### Task brief:
Locate the lines that hold the string "React". Copy every such line.

### Information provided:
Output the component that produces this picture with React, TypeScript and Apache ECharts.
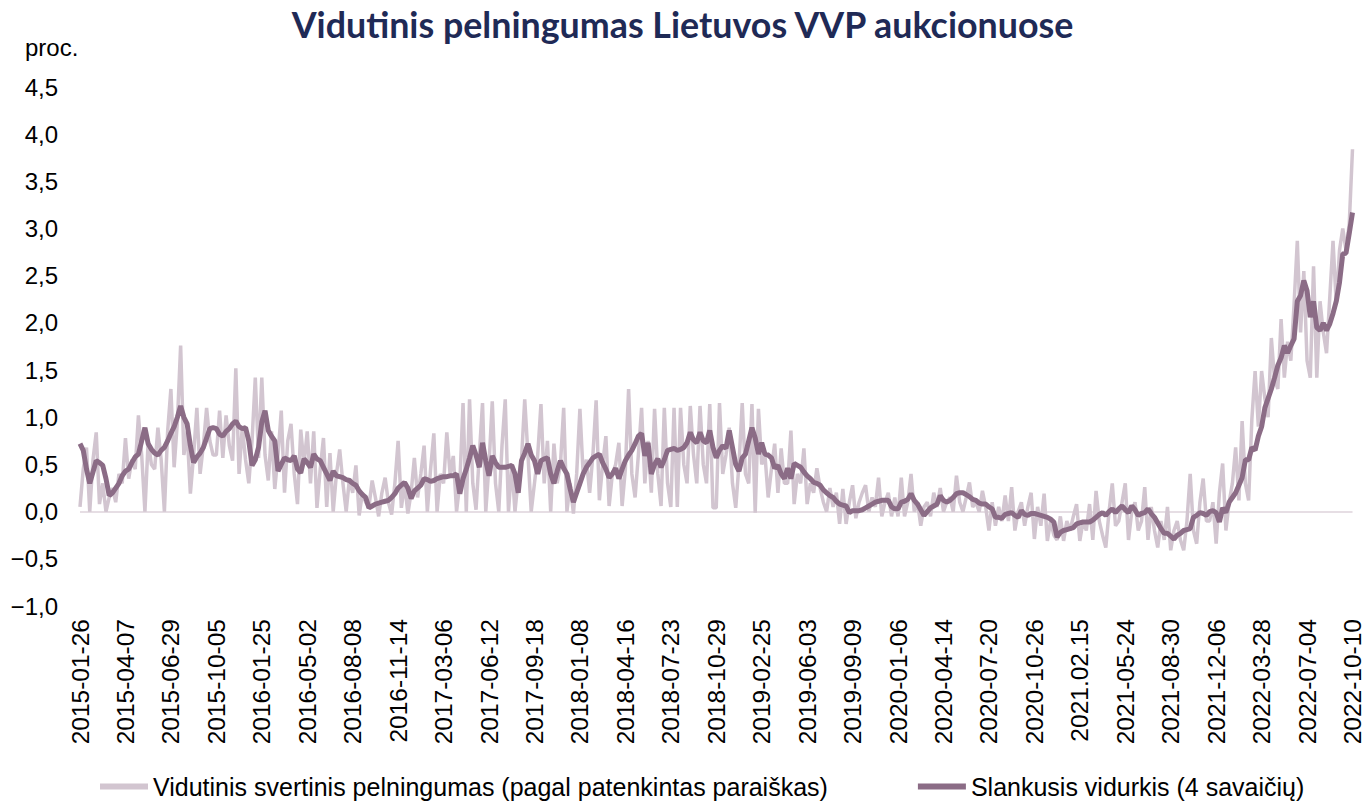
import React, { useEffect, useRef } from "react";
import * as echarts from "echarts";

const titleText = "Vidutinis pelningumas Lietuvos VVP aukcionuose";
const unitText = "proc.";
const seriesNames = [
  "Vidutinis svertinis pelningumas (pagal patenkintas paraiškas)",
  "Slankusis vidurkis (4 savaičių)",
];

const tickLabels = [
  "2015-01-26", "2015-04-07", "2015-06-29", "2015-10-05", "2016-01-25", "2016-05-02",
  "2016-08-08", "2016-11-14", "2017-03-06", "2017-06-12", "2017-09-18", "2018-01-08",
  "2018-04-16", "2018-07-23", "2018-10-29", "2019-02-25", "2019-06-03", "2019-09-09",
  "2020-01-06", "2020-04-14", "2020-07-20", "2020-10-26", "2021.02.15", "2021-05-24",
  "2021-08-30", "2021-12-06", "2022-03-28", "2022-07-04", "2022-10-10",
];

const rawYield = [
  0.05, 0.45, 0.68, 0.0, 0.55, 0.84, 0.08, 0.3, 0.0, 0.15, 0.25, 0.1, 0.4, 0.3,
  0.78, 0.35, 0.55, 0.45, 1.02, 0.6, 0.0, 0.75, 0.5, 0.45, 0.89, 0.55, 0.0, 0.85,
  1.3, 0.47, 0.95, 1.76, 0.6, 0.85, 0.19, 0.6, 1.1, 0.4, 0.7, 1.1, 0.75, 0.6,
  0.6, 1.07, 0.57, 1.02, 0.7, 0.54, 1.52, 0.4, 0.9, 0.55, 0.3, 0.75, 1.42, 0.57,
  1.42, 0.6, 0.33, 0.85, 0.24, 0.6, 1.07, 0.2, 0.75, 0.93, 0.4, 0.08, 0.87, 0.5,
  0.85, 0.3, 0.85, 0.04, 0.45, 0.78, 0.05, 0.62, 0.0, 0.4, 0.66, 0.3, 0.0, 0.35,
  0.2, 0.49, -0.04, 0.2, 0.1, 0.05, 0.33, 0.15, -0.05, 0.2, 0.36, 0.1, -0.03, 0.3,
  0.75, 0.04, 0.3, -0.02, 0.2, 0.57, 0.15, 0.4, 0.7, 0.0, 0.45, 0.83, 0.0, 0.4,
  0.3, 0.84, 0.4, 0.59, 0.0, 0.3, 1.15, 0.0, 1.19, 0.3, 0.02, 0.6, 1.15, 0.0,
  0.5, 1.17, 0.3, 0.0, 0.7, 1.19, 0.0, 0.5, 0.0, 0.35, 0.55, 1.19, 0.6, 0.0,
  0.3, 0.6, 1.14, 0.3, 0.75, 0.0, 0.72, 0.3, 0.5, 1.1, 0.0, 0.3, -0.02, 0.4,
  1.09, 0.4, 0.55, 0.2, 0.6, 1.18, 0.12, 0.5, 0.8, 0.06, 0.4, 0.5, 0.73, 0.06,
  0.45, 1.3, 0.4, 0.15, 0.6, 1.1, 0.3, 0.75, 0.2, 1.09, 0.4, 0.06, 1.1, 0.3,
  0.05, 1.1, 0.05, 1.1, 0.5, 0.3, 1.12, 0.6, 0.3, 1.12, 0.5, 0.3, 1.14, 0.04,
  0.04, 1.15, 0.4, 0.6, 0.89, 0.3, 0.04, 0.5, 1.15, 0.4, 0.3, 1.14, -0.01, 1.09,
  0.5, 0.6, 0.15, 0.45, 0.72, 0.2, 0.67, 0.3, 0.3, 0.86, 0.08, 0.4, 0.3, 0.67,
  0.08, 0.3, 0.2, 0.46, 0.25, 0.1, 0.0, 0.25, 0.05, 0.2, -0.13, 0.24, -0.13, 0.1,
  0.28, -0.07, 0.1, 0.2, 0.28, 0.0, 0.15, 0.05, 0.36, -0.05, 0.1, 0.2, -0.05, 0.15,
  -0.05, 0.36, -0.05, 0.1, 0.4, 0.0, 0.1, -0.15, 0.05, 0.1, -0.05, 0.2, 0.05, 0.25,
  0.0, 0.1, 0.15, 0.0, 0.38, 0.1, 0.0, 0.15, 0.31, 0.05, 0.1, 0.0, 0.22, 0.05,
  -0.2, 0.1, -0.15, 0.05, -0.1, 0.17, -0.1, 0.26, -0.2, 0.0, 0.1, -0.15, 0.05, 0.2,
  -0.29, 0.05, -0.15, 0.19, -0.31, -0.1, -0.25, -0.3, -0.05, -0.31, -0.1, -0.2, -0.05, 0.08,
  -0.31, -0.1, -0.2, 0.08, -0.3, 0.22, -0.1, -0.25, -0.38, 0.0, 0.3, -0.15, -0.1, 0.1,
  0.3, -0.3, 0.0, 0.1, -0.2, -0.1, 0.26, -0.3, 0.05, -0.2, -0.38, -0.1, -0.3, 0.05,
  -0.41, -0.2, -0.1, -0.3, -0.41, -0.1, 0.4, -0.2, -0.34, 0.1, 0.35, -0.1, -0.1, 0.1,
  -0.34, 0.2, 0.51, -0.2, 0.1, 0.3, 0.68, 0.12, 0.96, 0.3, 0.12, 0.98, 1.49, 0.9,
  1.49, 1.2, 1.0, 1.84, 1.4, 1.3, 2.04, 1.42, 1.8, 1.6, 2.2, 2.87, 1.9, 2.55,
  1.6, 1.42, 2.6, 1.42, 2.23, 1.9, 1.68, 2.27, 2.87, 2.2, 2.77, 3.0, 2.77, 3.05,
  3.84,
];

const movingAvg = [
  0.72, 0.65, 0.45, 0.3, 0.42, 0.54, 0.52, 0.49, 0.35, 0.17, 0.2, 0.25, 0.3, 0.38,
  0.43, 0.45, 0.52, 0.58, 0.61, 0.75, 0.89, 0.72, 0.66, 0.62, 0.6, 0.65, 0.68, 0.75,
  0.83, 0.9, 1.0, 1.12, 1.0, 0.93, 0.7, 0.52, 0.58, 0.62, 0.68, 0.78, 0.88, 0.89,
  0.88, 0.82, 0.8, 0.85, 0.88, 0.93, 0.96, 0.9, 0.88, 0.89, 0.75, 0.49, 0.55, 0.68,
  0.95, 1.07, 0.86, 0.8, 0.75, 0.43, 0.5, 0.57, 0.55, 0.54, 0.59, 0.45, 0.41, 0.56,
  0.52, 0.47, 0.61, 0.56, 0.54, 0.47, 0.4, 0.33, 0.43, 0.38, 0.37, 0.36, 0.34, 0.33,
  0.3, 0.28, 0.22, 0.18, 0.15, 0.04, 0.06, 0.08, 0.09, 0.1, 0.11, 0.12, 0.15, 0.19,
  0.25, 0.28, 0.31, 0.25, 0.14, 0.22, 0.25, 0.28, 0.35, 0.34, 0.32, 0.33, 0.35, 0.36,
  0.37, 0.37, 0.38, 0.38, 0.4, 0.19, 0.35, 0.45, 0.57, 0.7, 0.6, 0.47, 0.73, 0.54,
  0.38, 0.59, 0.52, 0.47, 0.47, 0.47, 0.48, 0.49, 0.4, 0.2, 0.54, 0.62, 0.72, 0.6,
  0.54, 0.4, 0.54, 0.56, 0.57, 0.4, 0.3, 0.43, 0.54, 0.46, 0.4, 0.24, 0.1, 0.2,
  0.3, 0.4, 0.47, 0.52, 0.57, 0.59, 0.61, 0.52, 0.45, 0.36, 0.4, 0.46, 0.35, 0.45,
  0.54, 0.6, 0.65, 0.72, 0.8, 0.83, 0.59, 0.73, 0.4, 0.5, 0.56, 0.47, 0.55, 0.65,
  0.66, 0.67, 0.65, 0.66, 0.68, 0.73, 0.84, 0.76, 0.73, 0.84, 0.75, 0.73, 0.86, 0.68,
  0.57, 0.65, 0.7, 0.67, 0.86, 0.68, 0.5, 0.43, 0.57, 0.61, 0.75, 0.89, 0.78, 0.61,
  0.73, 0.61, 0.6, 0.57, 0.46, 0.49, 0.4, 0.35, 0.46, 0.35, 0.51, 0.49, 0.47, 0.42,
  0.38, 0.35, 0.31, 0.3, 0.28, 0.23, 0.2, 0.17, 0.15, 0.11, 0.08, 0.07, 0.06, -0.01,
  0.01, 0.01, 0.01, 0.02, 0.04, 0.06, 0.08, 0.1, 0.11, 0.12, 0.12, 0.12, 0.05, 0.03,
  0.03, 0.1, 0.11, 0.13, 0.19, 0.12, 0.08, 0.02, -0.04, 0.0, 0.04, 0.06, 0.08, 0.17,
  0.12, 0.1, 0.12, 0.15, 0.19, 0.2, 0.2, 0.18, 0.16, 0.13, 0.12, 0.09, 0.08, 0.08,
  0.05, 0.03, -0.06, -0.06, -0.07, -0.03, -0.02, -0.01, -0.04, -0.06, 0.01, -0.03, -0.04, -0.02,
  -0.02, -0.03, -0.04, -0.05, -0.06, -0.08, -0.11, -0.27, -0.22, -0.2, -0.19, -0.18, -0.17, -0.13,
  -0.12, -0.11, -0.11, -0.11, -0.09, -0.06, -0.03, -0.01, -0.04, 0.0, 0.03, -0.01, 0.03, 0.06,
  0.02, -0.01, 0.06, 0.02, -0.04, -0.02, -0.01, 0.03, -0.02, -0.06, -0.12, -0.18, -0.23, -0.23,
  -0.26, -0.29, -0.25, -0.23, -0.2, -0.19, -0.18, -0.06, -0.04, -0.01, -0.02, -0.04, 0.0, 0.01,
  -0.01, -0.11, 0.04, -0.01, 0.1, 0.15, 0.2, 0.28, 0.36, 0.55, 0.55, 0.68, 0.65, 0.8,
  0.9, 1.1, 1.2, 1.3, 1.42, 1.55, 1.63, 1.76, 1.68, 1.76, 1.83, 2.23, 2.29, 2.45,
  2.34, 2.06, 2.23, 1.95, 1.92, 2.0, 1.92, 1.99, 2.1, 2.23, 2.43, 2.73, 2.74, 2.95,
  3.17,
];

const LABEL_STEP = 14;
const categories = rawYield.map((_, i) => String(i));

const FONT = "'Liberation Sans', Arial, sans-serif";
const RAW_COLOR = "#d2c5d0";
const MA_COLOR = "#8b6c86";

export default function App() {
  const ref = useRef<HTMLDivElement>(null);
  useEffect(() => {
    if (!ref.current) return;
    const chart = echarts.init(ref.current, null, { renderer: "svg" });
    chart.setOption({
      animation: false,
      backgroundColor: "#ffffff",
      textStyle: { fontFamily: FONT },
      title: {
        text: titleText,
        left: "center",
        top: 1,
        padding: [5, 0, 5, 28],
        textStyle: {
          fontFamily: "Lato, 'Open Sans', sans-serif",
          fontWeight: "bold",
          fontSize: 35.8,
          color: "#1f2a56",
        },
      },
      graphic: [
        {
          type: "text",
          left: 25,
          top: 35,
          style: { text: unitText, font: `24px ${FONT}`, fill: "#000" },
        },
      ],
      legend: {
        bottom: 3,
        left: 95,
        itemWidth: 48,
        itemHeight: 6,
        itemGap: 90,
        icon: "rect",
        textStyle: { fontFamily: FONT, fontSize: 25, color: "#000" },
        data: seriesNames,
      },
      grid: { left: 80, right: 12, top: 87, bottom: 201, containLabel: false },
      xAxis: {
        type: "category",
        data: categories,
        boundaryGap: false,
        axisLine: { show: false, onZero: false },
        axisTick: { show: false },
        axisLabel: {
          interval: (index: number) => index % LABEL_STEP === 0,
          formatter: (_v: string, index: number) => tickLabels[Math.round(index / LABEL_STEP)] ?? "",
          rotate: 90,
          margin: 13,
          fontSize: 24.5,
          color: "#000",
          fontFamily: FONT,
        },
        splitLine: { show: false },
      },
      yAxis: {
        type: "value",
        min: -1,
        max: 4.5,
        interval: 0.5,
        axisLine: { show: false },
        axisTick: { show: false },
        splitLine: { show: false },
        axisLabel: {
          margin: 22,
          fontSize: 24,
          color: "#000",
          fontFamily: FONT,
          formatter: (v: number) => v.toFixed(1).replace(".", ",").replace("-", "\u2212"),
        },
      },
      series: [
        {
          name: seriesNames[0],
          type: "line",
          data: rawYield,
          symbol: "none",
          lineStyle: { color: RAW_COLOR, width: 3.5 },
          itemStyle: { color: RAW_COLOR },
          z: 2,
          markLine: {
            silent: true,
            symbol: "none",
            label: { show: false },
            lineStyle: { color: "#e6dee4", width: 2, type: "solid" },
            data: [{ yAxis: 0 }],
            z: 1,
          },
        },
        {
          name: seriesNames[1],
          type: "line",
          data: movingAvg,
          symbol: "none",
          lineStyle: { color: MA_COLOR, width: 5 },
          itemStyle: { color: MA_COLOR },
          z: 3,
        },
      ],
    });
    return () => chart.dispose();
  }, []);
  return (
    <div
      ref={ref}
      style={{ position: "absolute", left: 0, top: 0, width: 1365, height: 807 }}
    />
  );
}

### Solved exercise:
Output the component that produces this picture with React, TypeScript and Apache ECharts.
import React, { useEffect, useRef } from "react";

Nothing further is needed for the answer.